Faust IV

Artist: Faust
Label: Virgin
Catalog#: V 2004
Format: Vinyl
Country: United Kingdom
Released: 1973-09
A1 Krautrock 11:46
A2 The Sad Skinhead 2:34
A3 Jennifer 7:10
B1 Just A Second 3:35
B2 Picnic On A Frozen River, Deuxieme Tableu 7:48
B3 Giggy Smile 3:34
B4 Läuft... Heisst Das Es Läuft Oder Es Kommt Bald... Läuft 4:26
B5 It's A Bit Of A Pain 3:08

Artwork By - Gunther Wüsthoff
Artwork By - Uwe Nettelbeck
Bass - Jean-Hervé Peron
Drums - Werner Diermaier
Engineer - Kurt Graupner
Guitar, Keyboards - Rudolf Sosna
Organ - Hans Joachim Irmler
Producer - Uwe Nettelbeck
Synthesizer, Saxophone - Gunther Wüsthoff

Strawberry Bricks Entry: 
Faust were uniquely German; and, in all likelihood, were the antithesis of the aesthetics of British prog rock.
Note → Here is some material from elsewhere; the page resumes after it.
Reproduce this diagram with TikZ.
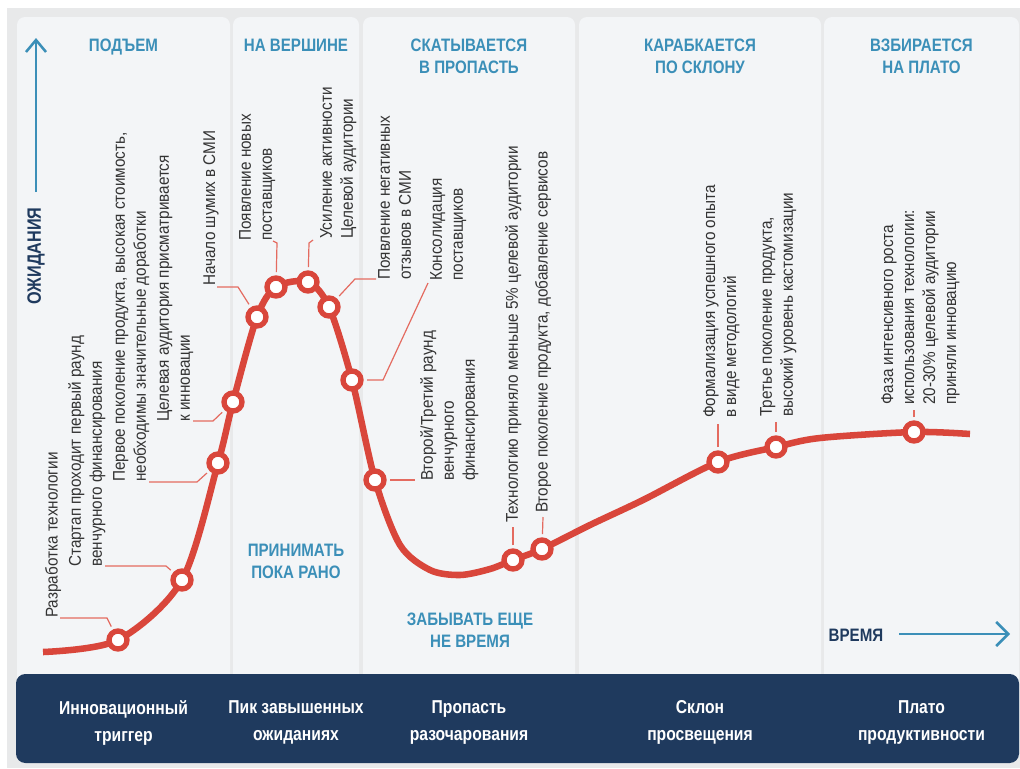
\documentclass[tikz,border=0pt]{standalone}
\usepackage{fontspec}
\setmainfont{Liberation Sans}
\newfontfamily\condfont[FakeStretch=0.84]{Liberation Sans}
\newfontfamily\lblfont[FakeStretch=0.9]{Liberation Sans}
\usetikzlibrary{arrows.meta}
\definecolor{bggrey}{HTML}{E8E9EA}
\definecolor{panel}{HTML}{F3F5F7}
\definecolor{navy}{HTML}{1F3A5E}
\definecolor{hblue}{HTML}{3B8FB8}
\definecolor{cred}{HTML}{D9463B}
\definecolor{lred}{HTML}{E46B60}
\definecolor{lblgrey}{HTML}{333333}
\tikzset{
 hdr/.style={font=\condfont\bfseries\fontsize{13.5}{16.5}\selectfont, text=hblue, align=center, inner sep=0, anchor=north},
 bandtxt/.style={font=\condfont\bfseries\fontsize{14}{20.25}\selectfont, text=white, align=center, inner sep=0, anchor=north},
 axlbl/.style={font=\condfont\bfseries\fontsize{13.5}{16.5}\selectfont, text=navy, inner sep=0},
 lbl/.style={font=\lblfont\fontsize{12.75}{15.75}\selectfont, text=lblgrey, rotate=90, anchor=north west, align=left, inner sep=0},
 marker/.style={circle, draw=cred, line width=4pt, fill=white, minimum size=13.5pt, inner sep=0},
 leader/.style={draw=lred, line width=0.9pt},
 curve/.style={draw=cred, line width=4.9pt},
 axis/.style={draw=hblue, line width=1.9pt},
 panelbox/.style={fill=panel, rounded corners=6pt},
}
\begin{document}
\begin{tikzpicture}[x=0.75pt,y=-0.75pt]
\useasboundingbox (0,0) rectangle (1020,768);
\fill[white] (0,0) rectangle (1020,768);
\fill[bggrey] (7,8) rectangle (1020,768);
% panels
\fill[panelbox] (17,17) rectangle (230,700);
\fill[panelbox] (233,17) rectangle (359,700);
\fill[panelbox] (363,17) rectangle (575,700);
\fill[panelbox] (579,17) rectangle (821,700);
\fill[panelbox] (824,17) rectangle (1019,700);
% bottom band
\fill[navy, rounded corners=7pt] (16,674) rectangle (1019,763);
% headers
\node[hdr] (h1) at (123.5,38.5) {ПОДЪЕМ};
\node[hdr] (h2) at (296,38.5) {НА ВЕРШИНЕ};
\node[hdr] (h3) at (469,38.5) {СКАТЫВАЕТСЯ\\В ПРОПАСТЬ};
\node[hdr] (h4) at (700,38.5) {КАРАБКАЕТСЯ\\ПО СКЛОНУ};
\node[hdr] (h5) at (921.5,38.5) {ВЗБИРАЕТСЯ\\НА ПЛАТО};
\node[hdr] (mid1) at (296,543.5) {ПРИНИМАТЬ\\ПОКА РАНО};
\node[hdr] (mid2) at (470,612.5) {ЗАБЫВАТЬ ЕЩЕ\\НЕ ВРЕМЯ};
% band texts
\node[bandtxt] (b1) at (123.5,700) {Инновационный\\триггер};
\node[bandtxt] (b2) at (296,700) {Пик завышенных\\ожиданиях};
\node[bandtxt] (b3) at (469,700) {Пропасть\\разочарования};
\node[bandtxt] (b4) at (700,700) {Склон\\просвещения};
\node[bandtxt] (b5) at (921.5,700) {Плато\\продуктивности};
% axes
\coordinate (ybot) at (36,192);
\coordinate (ytop) at (36,38);
\draw[axis, -{Straight Barb[length=9pt,width=15pt]}] (ybot) -- (ytop);
\node[axlbl, rotate=90, font=\condfont\bfseries\fontsize{14.5}{16.5}\selectfont] (ylab) at (36,256) {ОЖИДАНИЯ};
\node[axlbl] (xlab) at (856,635) {ВРЕМЯ};
\coordinate (xl) at (899,634);
\coordinate (xr) at (1010,634);
\draw[axis, -{Straight Barb[length=9pt,width=18pt]}] (xl) -- (xr);
% curve
\draw[curve] plot[smooth, tension=0.5] coordinates {
 (43,652) (118,640) (182,580) (218,463) (233,402) (257,317) (276,287) (308,282)
 (329,307) (352,380) (375,480) (400,545) (430,570) (460,575) (490,569) (513,560)
 (542,549) (590,525) (643,500) (718,462) (776,447) (820,438) (914,432) (970,434)};
% labels
\node[lbl] (t1) at (45,618) {Разработка технологии};
\node[lbl] (t2) at (68,567) {Стартап проходит первый раунд\\венчурного финансирования};
\node[lbl] (t3) at (113,482) {Первое поколение продукта, высокая стоимость,\\необходимы значительные доработки};
\node[lbl] (t4) at (157,422) {Целевая аудитория присматривается\\к инновации};
\node[lbl] (t5) at (203,286) {Начало шумих в СМИ};
\node[lbl] (t6) at (239,241) {Появление новых\\поставщиков};
\node[lbl] (t7) at (320,239) {Усиление активности\\Целевой аудитории};
\node[lbl] (t8) at (378,280) {Появление негативных\\отзывов в СМИ};
\node[lbl] (t9) at (430,281) {Консолидация\\поставщиков};
\node[lbl] (t10) at (420,481) {Второй/Третий раунд\\венчурного\\финансирования};
\node[lbl] (t11) at (505,523) {Технологию приняло меньше 5\% целевой аудитории};
\node[lbl] (t12) at (535,513) {Второе поколение продукта, добавление сервисов};
\node[lbl] (t13) at (703,418) {Формализация успешного опыта\\в виде методологий};
\node[lbl] (t14) at (760,417) {Третье поколение продукта,\\высокий уровень кастомизации};
\node[lbl] (t15) at (881,405) {Фаза интенсивного роста\\использования технологии:\\20-30\% целевой аудитории\\приняли инновацию};
% leader coordinates
\coordinate (a1) at (107,618); \coordinate (e1) at (60,618);
\coordinate (a2) at (166,566); \coordinate (e2) at (105,566);
\coordinate (a3) at (197,482); \coordinate (e3) at (149,482);
\coordinate (a4) at (213,421); \coordinate (e4) at (193,421);
\coordinate (a5) at (238,287); \coordinate (e5) at (217,287);
\coordinate (a6) at (277,243); \coordinate (e6) at (273,241);
\coordinate (a7) at (309,243); \coordinate (e7) at (313,240);
\coordinate (a8) at (355,279); \coordinate (e8) at (376,279);
\coordinate (a9) at (383,380); \coordinate (e9) at (428,283);
\coordinate (e10) at (415,480);
\coordinate (e11) at (513,527);
\coordinate (e12) at (543,517);
\coordinate (e13) at (718,424);
\coordinate (e14) at (776,422);
\coordinate (e15) at (914,410);
% markers
\node[marker] (m1) at (118,640) {};
\node[marker] (m2) at (182,580) {};
\node[marker] (m3) at (218,463) {};
\node[marker] (m4) at (233,402) {};
\node[marker] (m5) at (257,317) {};
\node[marker] (m6) at (276,287) {};
\node[marker] (m7) at (308,282) {};
\node[marker] (m8) at (329,307) {};
\node[marker] (m9) at (352,380) {};
\node[marker] (m10) at (375,480) {};
\node[marker] (m11) at (513,560) {};
\node[marker] (m12) at (542,549) {};
\node[marker] (m13) at (718,462) {};
\node[marker] (m14) at (776,447) {};
\node[marker] (m15) at (914,432) {};
% leaders
\begin{scope}[leader, shorten <=2.5pt]
\draw (m1) -- (a1) -- (e1);
\draw (m2) -- (a2) -- (e2);
\draw (m3) -- (a3) -- (e3);
\draw (m4) -- (a4) -- (e4);
\draw (m5) -- (a5) -- (e5);
\draw (m6) -- (a6) -- (e6);
\draw (m7) -- (a7) -- (e7);
\draw (m8) -- (a8) -- (e8);
\draw (m9) -- (a9) -- (e9);
\draw (m10) -- (e10);
\draw (m11) -- (e11);
\draw (m12) -- (e12);
\draw (m13) -- (e13);
\draw (m14) -- (e14);
\draw (m15) -- (e15);
\end{scope}
\end{tikzpicture}
\end{document}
In fact, Faust's raison d'être had more in common with post-modern art than anything remotely romantic; however, their relative success (courtesy of Virgin Records) was tightly tied to the progressive era. Their first two albums for Polydor, both produced by Uwe Nettelbeck, were instant krautrock classics, though not easy listening by any stretch. Richard Branson signed the band to his Virgin label and released The Faust Tapes album for a ridiculously low price (that of a single, 49p). Coupled with a tour of the UK with Henry Cow (and Peter Blegvad from Slapp Happy in tow), the album sold a reputed 100,000 copies. Their next album, IV, was recorded under the auspices of Virgin's The Manor Studio and offered more of Faust's music to progressive audiences. The album's opener, the relentlessly churning grind of "Krautrock," is a brazen tribute to their Teutonic sonic heritage; it's simply astonishing. "The Sad Skinhead" offers reggae, but not really, just as the beauty of "Jennifer" hides something more sinister underneath. "Giggy Smile" breaks open with a classic riff, yet quickly dissolves into frenzy before returning to the same riff, albeit sideways. Throughout, the album explores composition and musicianship with a healthy dose of revisionism, with the band's unique brand of psychedelia in equal measure. Like Neu!, Faust's legacy would attain mythical status in the ensuing decades. This however was their final release, as they would break up in 1975 after aborted sessions at Giorgio Morodor's studio in Munich.